Where experts genuinely disagree
A few honest caveats. First, the “less acidic” claim. pH measurements support it (cold brew near 5.5 versus hot near 4.8), but the peer-reviewed titratable-acidity finding doesn’t, so cold brew reliably tastes less sour without clearly containing less acid (Batali et al. 2022; Breville). Second, Japanese iced recipes vary: ratios range from about 1:14 to 1:17, and ice amounts run from “one-third of the water” to fixed grams like 60 to 70g, with no single agreed recipe (Counter Culture; Coffee Bros.). Third, grind advice conflicts, from medium-coarse to slightly finer than pour-over, and it’s a tuning preference rather than settled fact. Fourth, the exact chemistry behind cold brew’s smoothness is still partly open. Lower solubility of bitter lactones and a different extracted acid profile are the leading explanations, but the researchers note it needs further analysis, so don’t treat the cause as fully nailed down.
Bottom line
The three cold coffees are really one variable, temperature, expressed three ways. Cold brew steeps cold for a smooth, low-sour batch. Japanese iced brews hot onto ice for a bright, aromatic single cup. Standard iced brews hot and chills, fast but easy to water down.

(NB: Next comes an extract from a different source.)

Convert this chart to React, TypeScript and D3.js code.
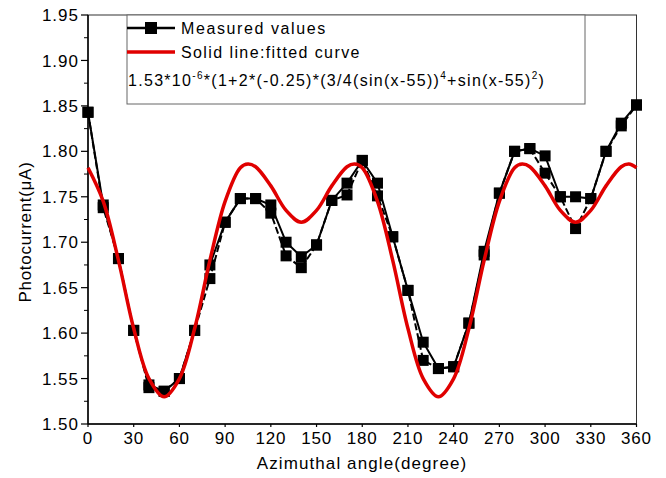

The science is clear that hot brewing tastes more bitter and sour while cold brewing tastes more floral at matched strength, and just as clear that “less acidic” is more about perceived sourness than total acid. Pick the method for the cup you want, dial it with the coffee grind size guide, and if your cold brew comes out flat, sour, or weak, work through cold brew troubleshooting before blaming the beans.
This is a living guide. Numbers here are common starting points, not rules. Your beans, water, and ice will shift the ideal, which is exactly why you adjust by taste.